Well i guess all those myths we used to follow and know about are false.. at least according to cars.com. Well a lot of it makes sense and they actually did the research to find this all out. Has anyone heard of fuel myth's other than what i just posted?The next time you fill up at the pump, you'll want to make sure that you don't fall for these myths. Save money, time and pointless worrying: These are common anecdotes we've heard from readers and our old-school, leaded-fuel-breathing elders.
Myth: Using premium gas will make my car perform better.
You're not going to do any good by filling up with premium gas if your car's manufacturer doesn't require or recommend it.

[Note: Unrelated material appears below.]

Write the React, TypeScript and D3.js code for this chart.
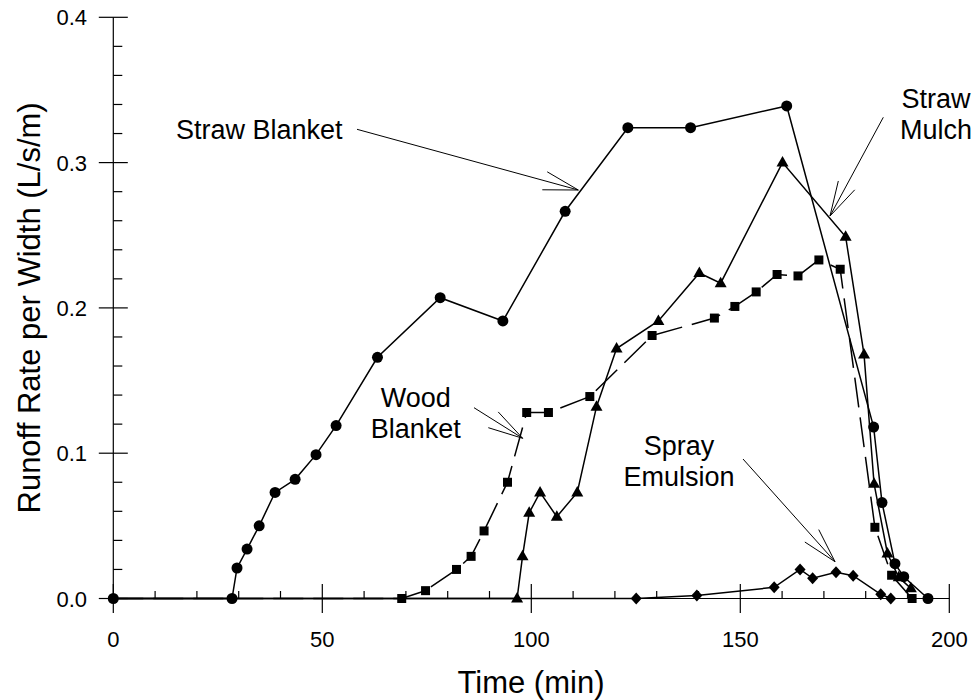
import React from "react";
import * as d3 from "d3";

// ---------- data ----------
const strawBlanketT = [0, 28.4, 29.6, 32, 34.9, 38.7, 43.5, 48.5, 53.3, 63.2, 78.2, 93.2, 108.1, 123.1, 138.1, 161.1, 181.9, 183.9, 187.0, 189.1, 194.9];
const strawBlanketY = [0, 0, 0.021, 0.034, 0.05, 0.073, 0.082, 0.099, 0.119, 0.166, 0.207, 0.191, 0.2665, 0.324, 0.324, 0.339, 0.118, 0.066, 0.024, 0.015, 0];

const strawMulchT = [0, 96.6, 97.9, 99.5, 102.1, 106.1, 111, 115.6, 120.4, 130.4, 140.2, 145.3, 160.1, 175.2, 179.6, 182.0, 185.2, 187.9, 190.8];
const strawMulchY = [0, 0, 0.029, 0.059, 0.073, 0.0563, 0.073, 0.132, 0.172, 0.191, 0.224, 0.217, 0.300, 0.249, 0.168, 0.079, 0.031, 0.0146, 0.007];

const woodBlanketT = [0, 69, 74.7, 82.1, 85.6, 88.7, 94.3, 98.9, 104.1, 114.0, 128.9, 143.8, 148.7, 153.8, 158.8, 163.8, 168.8, 173.9, 182.2, 186.2, 191.1];
const woodBlanketY = [0, 0, 0.0054, 0.020, 0.029, 0.0465, 0.080, 0.128, 0.128, 0.139, 0.181, 0.193, 0.201, 0.211, 0.223, 0.222, 0.233, 0.2266, 0.049, 0.016, 0];

const sprayEmulsionT = [0, 125.1, 139.6, 158.1, 164.3, 167.3, 172.9, 177.0, 183.6, 186.0];
const sprayEmulsionY = [0, 0, 0.002, 0.0077, 0.020, 0.0139, 0.018, 0.0157, 0.0029, 0];

const xMajorTicks = [0, 50, 100, 150, 200];
const yMajorTicks = [0, 0.1, 0.2, 0.3, 0.4];

type Series = { name: string; t: number[]; y: number[]; marker: string; dashed: boolean; hideFirst: boolean };
const seriesList: Series[] = [
  { name: "Spray Emulsion", t: sprayEmulsionT, y: sprayEmulsionY, marker: "diamond", dashed: false, hideFirst: true },
  { name: "Wood Blanket", t: woodBlanketT, y: woodBlanketY, marker: "square", dashed: true, hideFirst: true },
  { name: "Straw Mulch", t: strawMulchT, y: strawMulchY, marker: "triangle", dashed: false, hideFirst: true },
  { name: "Straw Blanket", t: strawBlanketT, y: strawBlanketY, marker: "circle", dashed: false, hideFirst: false },
];

// annotation labels (lines of text) and arrows, pixel layout
const annotations = [
  { lines: ["Straw Blanket"], x: 176, y: 139, anchor: "start", from: [357, 129.3], tip: [578.3, 190] },
  { lines: ["Straw", "Mulch"], x: 936, y: 108.3, anchor: "middle", from: [883.3, 117.3], tip: [830, 216] },
  { lines: ["Wood", "Blanket"], x: 415.8, y: 406.7, anchor: "middle", from: [474, 407.7], tip: [522.7, 438.3] },
  { lines: ["Spray", "Emulsion"], x: 679, y: 455, anchor: "middle", from: [743, 459], tip: [835, 561.7] },
];

const FONT = "'Liberation Sans', Arial, Helvetica, sans-serif";

function markerPath(kind: string): string {
  switch (kind) {
    case "circle":
      return d3.symbol(d3.symbolCircle, 95)()!;
    case "square":
      return "M-4.5,-4.5H4.5V4.5H-4.5Z";
    case "triangle":
      return "M0,-6.5L6,4L-6,4Z";
    case "diamond":
      return "M0,-6L5.5,0L0,6L-5.5,0Z";
    default:
      return "";
  }
}

export default function App() {
  const W = 972, H = 700;
  const x = d3.scaleLinear().domain([0, 200]).range([113.3, 949.3]);
  const y = d3.scaleLinear().domain([0, 0.4]).range([598.5, 17.3]);

  const xMinor = d3.range(0, 201, 10).filter((v) => v % 50 !== 0);
  const yMinor = d3.range(0, 0.401, 0.02).filter((v) => Math.abs(Math.round(v * 10) - v * 10) > 1e-6);

  const line = d3
    .line<[number, number]>()
    .x((d) => x(d[0]))
    .y((d) => y(d[1]));

  return (
    <svg width={W} height={H} style={{ position: "absolute", left: 0, top: 0, background: "#fff" }} fontFamily={FONT}>
      <rect x={0} y={0} width={W} height={H} fill="#fff" />
      {/* axes */}
      <g stroke="#000" strokeWidth={1.2} fill="none">
        <line x1={x(0)} x2={x(200)} y1={y(0)} y2={y(0)} />
        <line x1={x(0)} x2={x(0)} y1={y(0)} y2={y(0.4)} />
        {xMajorTicks.map((v) => (
          <line key={"xm" + v} x1={x(v)} x2={x(v)} y1={y(0) - 14.5} y2={y(0) + 14.5} />
        ))}
        {xMinor.map((v) => (
          <line key={"xn" + v} x1={x(v)} x2={x(v)} y1={y(0)} y2={y(0) - 7.5} />
        ))}
        {yMajorTicks.map((v) => (
          <line key={"ym" + v} x1={x(0) - 14.5} x2={x(0) + 14.5} y1={y(v)} y2={y(v)} />
        ))}
        {yMinor.map((v) => (
          <line key={"yn" + v} x1={x(0)} x2={x(0) + 9} y1={y(v)} y2={y(v)} />
        ))}
      </g>
      {/* tick labels */}
      <g fontSize={22} fill="#000">
        {xMajorTicks.map((v) => (
          <text key={"xl" + v} x={x(v)} y={647} textAnchor="middle">
            {v}
          </text>
        ))}
        {yMajorTicks.map((v) => (
          <text key={"yl" + v} x={87} y={y(v) + 8} textAnchor="end">
            {v.toFixed(1)}
          </text>
        ))}
      </g>
      {/* axis titles */}
      <text x={531} y={693} textAnchor="middle" fontSize={31} fill="#000">
        Time (min)
      </text>
      <text
        transform={`translate(40,${(y(0) + y(0.4)) / 2}) rotate(-90)`}
        textAnchor="middle"
        fontSize={31}
        fill="#000"
      >
        Runoff Rate per Width (L/s/m)
      </text>
      {/* series lines */}
      {seriesList.map((s) => {
        const pts = s.t.map((t, i) => [t, s.y[i]] as [number, number]);
        return (
          <path
            key={"l" + s.name}
            d={line(pts) || ""}
            fill="none"
            stroke="#000"
            strokeWidth={1.5}
            strokeDasharray={s.dashed ? "30,10" : undefined}
          />
        );
      })}
      {/* markers */}
      {seriesList.map((s) => {
        const p = markerPath(s.marker);
        return (
          <g key={"m" + s.name} fill="#000">
            {s.t.map((t, i) =>
              s.hideFirst && i === 0 ? null : (
                <path key={i} d={p} transform={`translate(${x(t)},${y(s.y[i])})`} />
              )
            )}
          </g>
        );
      })}
      {/* annotations */}
      {annotations.map((a) => {
        const [x0, y0] = a.from;
        const [x1, y1] = a.tip;
        const ang = Math.atan2(y1 - y0, x1 - x0);
        const L = 36, spread = (15 * Math.PI) / 180;
        const b1 = [x1 - L * Math.cos(ang - spread), y1 - L * Math.sin(ang - spread)];
        const b2 = [x1 - L * Math.cos(ang + spread), y1 - L * Math.sin(ang + spread)];
        return (
          <g key={"a" + a.lines.join()}>
            <text x={a.x} y={a.y} textAnchor={a.anchor as any} fontSize={27} fill="#000">
              {a.lines.map((ln, i) => (
                <tspan key={i} x={a.x} dy={i === 0 ? 0 : 31}>
                  {ln}
                </tspan>
              ))}
            </text>
            <g stroke="#000" strokeWidth={1} fill="none">
              <line x1={x0} y1={y0} x2={x1} y2={y1} />
              <line x1={b1[0]} y1={b1[1]} x2={x1} y2={y1} />
              <line x1={b2[0]} y1={b2[1]} x2={x1} y2={y1} />
            </g>
          </g>
        );
      })}
    </svg>
  );
}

There are rare instances where you may want to consider filling up with premium, but for the most part, today's computer-controlled vehicles can adjust an engine's performance in the majority of conditions. Some people may report pinging or knocking under heavy engine strain when towing or carrying a full load of people up hills. Modern knock sensors typically detect this pinging before you hear it, but if you do hear it, filling up with premium can help resolve it.
Myth: It's better to fill up in the morning or at night because you'll get more fuel.
We've heard this one for years. The reasoning is when the fuel is cooler, it's denser. A denser fuel will pack more energy in the same amount of space, so you'll get more bang for your buck. While density may change with temperature, underground storage tanks sit 15 to 20 feet below the surface so the fuel stays around 55 degrees Fahrenheit. Bruce Bragg, national account sales manager for fuel-dispensing equipment manufacturer Catlow and a 30-year engineer for a major oil company says one of the only times that you'll find a warmer, less-dense gas is if the fuel doesn't have time to cool off after being pumped into the underground tanks. Fuel temperature stabilizes quickly, so the chances of this making any difference are slim.
Myth: It's OK to top off your gas tank after the nozzle automatically shuts off.
Those few extra pumps after the nozzle automatically shuts off aren't worth the trouble, especially considering the fuel may just be rerouted into the station's storage tanks in some areas, according to the Environmental Protection Agency. You may also harm your vehicle's evaporative control system that prevents fuel vapors from escaping into the atmosphere. This system is designed to re-burn vapors, not liquid gasoline, that get pushed out of the gas tank when you fill up.
Myth: Pressing the fuel nozzle halfway will make you pay for gas you don't get.
This is a relatively new myth to us. And it is a myth. Dispensers have volumetric measures that can gauge whether they're pumping fuel slow or fast, Bragg said. It's not an on or off nozzle that can only accurately detect when the pump is going full bore. High-volume stations have their metering devices tested for accuracy by state and local regulatory agencies.
Myth: Using the wrong octane fuel will void my warranty.
It's not likely, but we wouldn't rule it out. Some automakers claim damage can be done to their vehicles' engines with prolonged use of the wrong octane gas. The owner's manual of the 2010 Acura RDX states, "The long-term use of regular-grade gasoline can lead to engine damage."
That's why we recommend carefully reading your owner's manual. Yes, it's big and intimidating, but there's a lot of valuable information within it. Will you likely void your warranty because you fill up with regular one time? No. Automakers that require premium, like the Acura RDX, acknowledge that a lower octane can be used in an emergency situation, but premium is strongly preferred.